BEGIN

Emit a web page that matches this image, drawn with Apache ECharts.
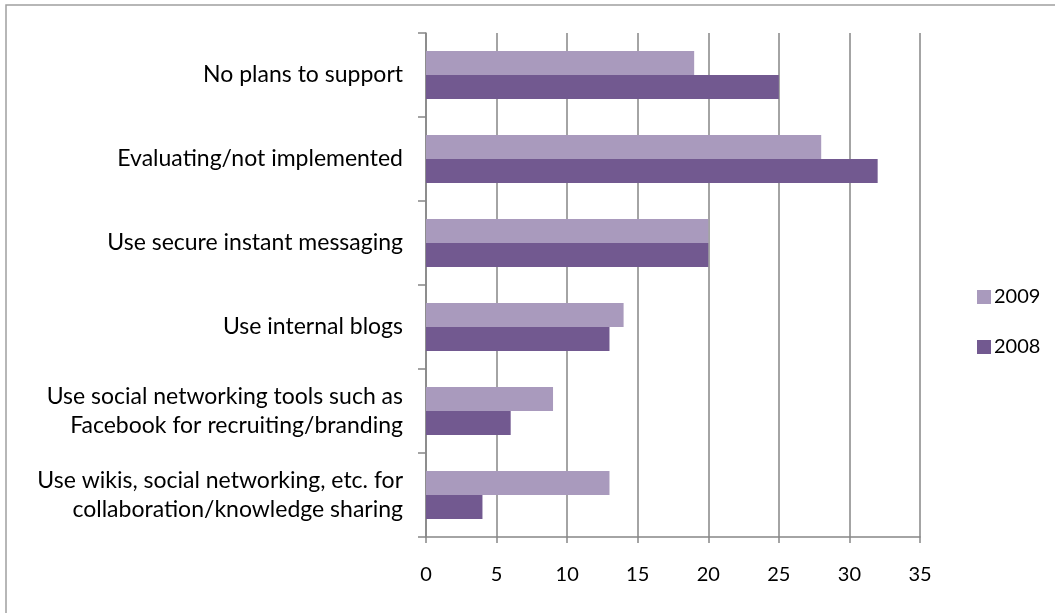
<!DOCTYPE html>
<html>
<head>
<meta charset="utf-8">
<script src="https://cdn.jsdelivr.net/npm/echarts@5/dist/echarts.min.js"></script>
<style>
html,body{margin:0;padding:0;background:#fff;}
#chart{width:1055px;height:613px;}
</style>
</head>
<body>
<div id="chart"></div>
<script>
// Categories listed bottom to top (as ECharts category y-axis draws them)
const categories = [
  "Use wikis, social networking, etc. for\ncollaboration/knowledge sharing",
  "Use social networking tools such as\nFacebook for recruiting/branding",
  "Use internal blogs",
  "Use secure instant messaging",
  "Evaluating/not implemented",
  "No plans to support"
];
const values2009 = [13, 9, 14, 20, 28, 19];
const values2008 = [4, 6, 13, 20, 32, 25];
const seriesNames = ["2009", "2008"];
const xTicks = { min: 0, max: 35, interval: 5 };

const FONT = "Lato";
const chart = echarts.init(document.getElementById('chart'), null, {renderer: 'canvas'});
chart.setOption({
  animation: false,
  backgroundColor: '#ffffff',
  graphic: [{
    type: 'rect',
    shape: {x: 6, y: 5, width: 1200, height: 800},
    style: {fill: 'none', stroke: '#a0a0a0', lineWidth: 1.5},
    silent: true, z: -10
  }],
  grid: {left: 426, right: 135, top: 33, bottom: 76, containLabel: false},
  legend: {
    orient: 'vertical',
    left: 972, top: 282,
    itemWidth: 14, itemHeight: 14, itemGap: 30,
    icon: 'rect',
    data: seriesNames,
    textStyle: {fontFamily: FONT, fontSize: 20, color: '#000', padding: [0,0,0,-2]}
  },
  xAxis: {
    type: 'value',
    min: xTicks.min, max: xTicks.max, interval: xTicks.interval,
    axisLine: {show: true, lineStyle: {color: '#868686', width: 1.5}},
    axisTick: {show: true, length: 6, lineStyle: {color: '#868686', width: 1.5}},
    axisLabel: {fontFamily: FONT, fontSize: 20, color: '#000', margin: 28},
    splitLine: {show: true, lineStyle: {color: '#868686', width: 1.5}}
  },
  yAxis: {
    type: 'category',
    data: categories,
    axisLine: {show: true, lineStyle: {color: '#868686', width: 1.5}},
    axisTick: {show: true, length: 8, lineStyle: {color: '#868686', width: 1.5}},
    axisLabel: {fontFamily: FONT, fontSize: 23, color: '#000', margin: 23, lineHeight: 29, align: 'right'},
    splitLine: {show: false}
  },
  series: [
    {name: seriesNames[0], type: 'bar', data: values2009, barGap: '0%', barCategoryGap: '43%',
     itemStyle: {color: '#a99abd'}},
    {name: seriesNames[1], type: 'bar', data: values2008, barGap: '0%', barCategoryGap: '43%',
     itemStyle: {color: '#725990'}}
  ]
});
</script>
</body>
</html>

END
BEGIN

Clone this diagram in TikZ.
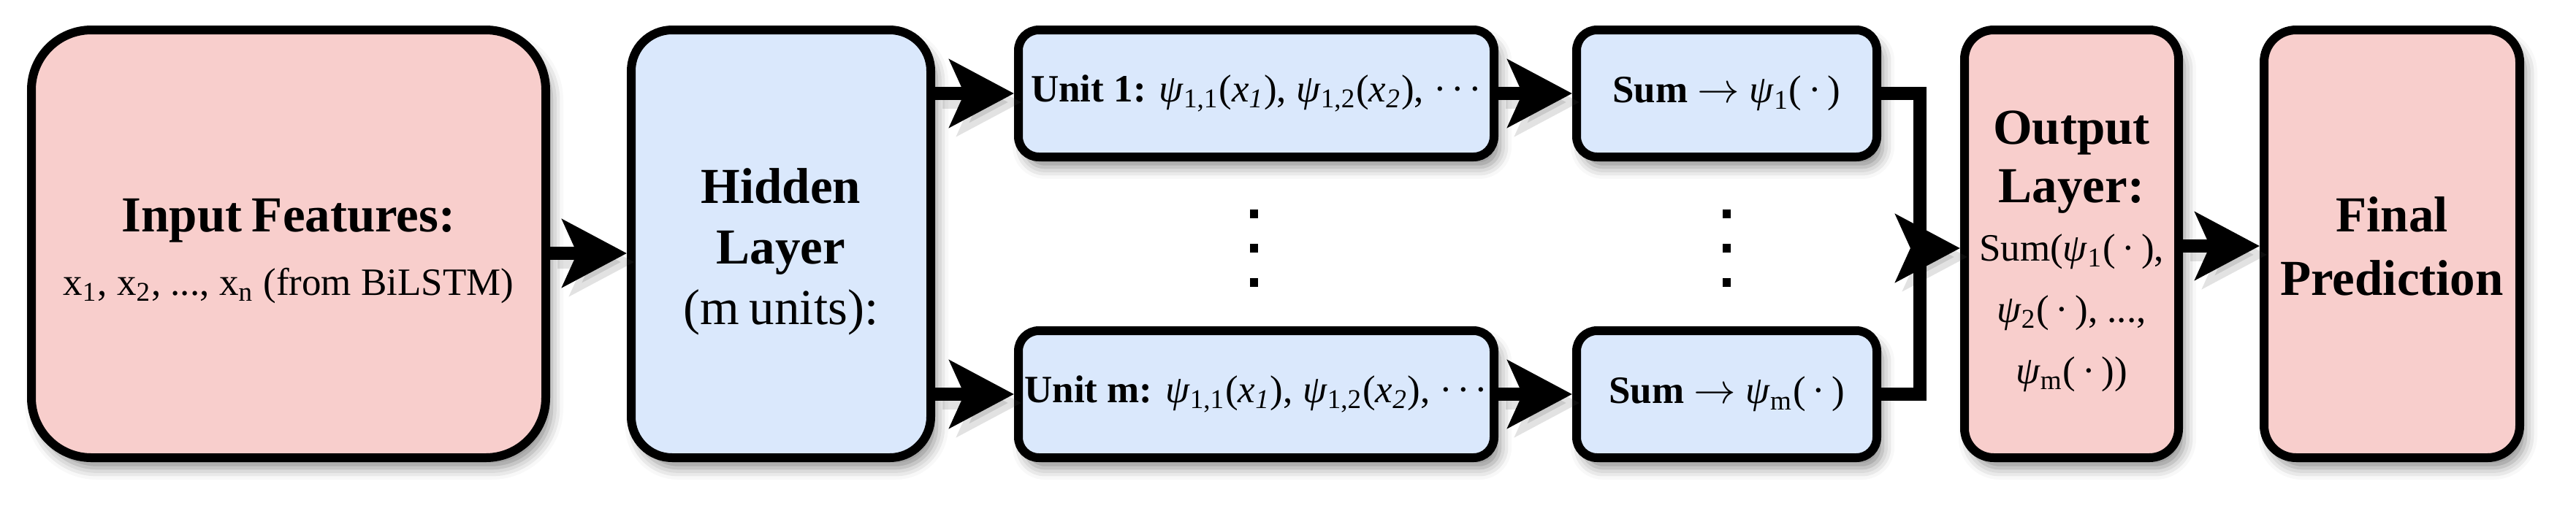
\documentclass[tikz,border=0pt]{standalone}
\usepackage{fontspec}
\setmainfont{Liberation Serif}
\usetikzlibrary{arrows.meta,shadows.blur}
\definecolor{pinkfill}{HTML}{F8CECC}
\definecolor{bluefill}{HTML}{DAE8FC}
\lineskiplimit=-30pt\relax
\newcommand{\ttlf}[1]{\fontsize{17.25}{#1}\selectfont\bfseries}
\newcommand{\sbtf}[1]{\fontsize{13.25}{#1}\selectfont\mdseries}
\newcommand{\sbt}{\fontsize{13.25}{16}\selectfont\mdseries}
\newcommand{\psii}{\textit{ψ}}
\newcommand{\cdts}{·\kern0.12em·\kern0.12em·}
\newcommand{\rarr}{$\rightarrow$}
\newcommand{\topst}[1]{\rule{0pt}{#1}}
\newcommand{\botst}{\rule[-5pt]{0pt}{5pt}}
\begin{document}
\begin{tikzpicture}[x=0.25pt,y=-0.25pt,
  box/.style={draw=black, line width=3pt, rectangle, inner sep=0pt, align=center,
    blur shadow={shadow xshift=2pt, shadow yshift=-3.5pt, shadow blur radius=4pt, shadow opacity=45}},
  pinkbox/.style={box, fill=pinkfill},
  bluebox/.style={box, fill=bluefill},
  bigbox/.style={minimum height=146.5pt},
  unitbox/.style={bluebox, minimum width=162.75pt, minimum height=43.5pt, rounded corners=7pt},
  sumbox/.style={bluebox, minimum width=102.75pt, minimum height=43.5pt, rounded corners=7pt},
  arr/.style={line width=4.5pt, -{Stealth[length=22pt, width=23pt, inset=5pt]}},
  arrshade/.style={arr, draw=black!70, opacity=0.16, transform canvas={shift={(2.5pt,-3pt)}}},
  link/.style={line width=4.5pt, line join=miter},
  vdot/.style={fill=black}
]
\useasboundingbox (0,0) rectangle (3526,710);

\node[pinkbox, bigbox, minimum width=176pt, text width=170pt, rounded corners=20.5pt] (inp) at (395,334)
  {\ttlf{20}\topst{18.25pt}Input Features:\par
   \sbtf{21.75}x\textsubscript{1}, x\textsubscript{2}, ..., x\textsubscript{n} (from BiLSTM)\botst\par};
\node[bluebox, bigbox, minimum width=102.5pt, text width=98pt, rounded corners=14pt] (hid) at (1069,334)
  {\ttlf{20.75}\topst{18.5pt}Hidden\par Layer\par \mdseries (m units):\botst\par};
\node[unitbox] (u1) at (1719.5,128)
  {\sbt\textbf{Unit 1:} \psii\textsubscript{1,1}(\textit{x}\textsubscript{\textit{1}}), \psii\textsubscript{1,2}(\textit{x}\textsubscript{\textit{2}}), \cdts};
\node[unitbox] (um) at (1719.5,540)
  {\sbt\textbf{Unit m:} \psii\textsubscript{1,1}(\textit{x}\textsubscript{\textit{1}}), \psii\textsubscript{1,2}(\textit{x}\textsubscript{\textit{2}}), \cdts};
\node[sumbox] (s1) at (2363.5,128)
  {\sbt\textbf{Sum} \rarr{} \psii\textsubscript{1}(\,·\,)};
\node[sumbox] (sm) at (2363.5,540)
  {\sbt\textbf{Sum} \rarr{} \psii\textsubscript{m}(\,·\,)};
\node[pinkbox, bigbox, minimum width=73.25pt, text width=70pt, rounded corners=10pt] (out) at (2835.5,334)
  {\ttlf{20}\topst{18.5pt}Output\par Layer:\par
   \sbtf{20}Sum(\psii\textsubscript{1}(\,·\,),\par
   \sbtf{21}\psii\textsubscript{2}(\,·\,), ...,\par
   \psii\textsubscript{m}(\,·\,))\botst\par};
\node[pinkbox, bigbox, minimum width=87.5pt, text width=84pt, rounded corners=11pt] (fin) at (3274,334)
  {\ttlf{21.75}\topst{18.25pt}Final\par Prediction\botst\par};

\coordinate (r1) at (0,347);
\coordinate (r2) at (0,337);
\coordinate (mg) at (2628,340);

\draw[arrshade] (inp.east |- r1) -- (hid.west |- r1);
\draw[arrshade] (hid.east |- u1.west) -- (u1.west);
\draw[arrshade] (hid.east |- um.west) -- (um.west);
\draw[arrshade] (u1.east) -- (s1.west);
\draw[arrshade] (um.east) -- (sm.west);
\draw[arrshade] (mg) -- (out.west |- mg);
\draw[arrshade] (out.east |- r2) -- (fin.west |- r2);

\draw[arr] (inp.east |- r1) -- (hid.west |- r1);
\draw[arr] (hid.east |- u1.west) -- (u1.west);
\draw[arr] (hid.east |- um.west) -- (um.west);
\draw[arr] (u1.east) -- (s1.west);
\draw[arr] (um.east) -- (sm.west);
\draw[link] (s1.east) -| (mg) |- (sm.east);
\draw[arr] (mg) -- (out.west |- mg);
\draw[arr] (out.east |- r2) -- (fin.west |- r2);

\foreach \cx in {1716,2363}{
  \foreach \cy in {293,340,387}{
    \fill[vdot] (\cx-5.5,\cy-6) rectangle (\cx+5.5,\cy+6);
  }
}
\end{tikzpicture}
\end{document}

END

* GIVEN INSTRUCTION *
Keep to the lines between the line with "Emit a web page" and the line with "35, interval: 5", inclusive, and transcribe them without pictures.

* FINAL RESULT *
Emit a web page that matches this image, drawn with Apache ECharts.
<!DOCTYPE html>
<html>
<head>
<meta charset="utf-8">
<script src="https://cdn.jsdelivr.net/npm/echarts@5/dist/echarts.min.js"></script>
<style>
html,body{margin:0;padding:0;background:#fff;}
#chart{width:1055px;height:613px;}
</style>
</head>
<body>
<div id="chart"></div>
<script>
// Categories listed bottom to top (as ECharts category y-axis draws them)
const categories = [
  "Use wikis, social networking, etc. for\ncollaboration/knowledge sharing",
  "Use social networking tools such as\nFacebook for recruiting/branding",
  "Use internal blogs",
  "Use secure instant messaging",
  "Evaluating/not implemented",
  "No plans to support"
];
const values2009 = [13, 9, 14, 20, 28, 19];
const values2008 = [4, 6, 13, 20, 32, 25];
const seriesNames = ["2009", "2008"];
const xTicks = { min: 0, max: 35, interval: 5 };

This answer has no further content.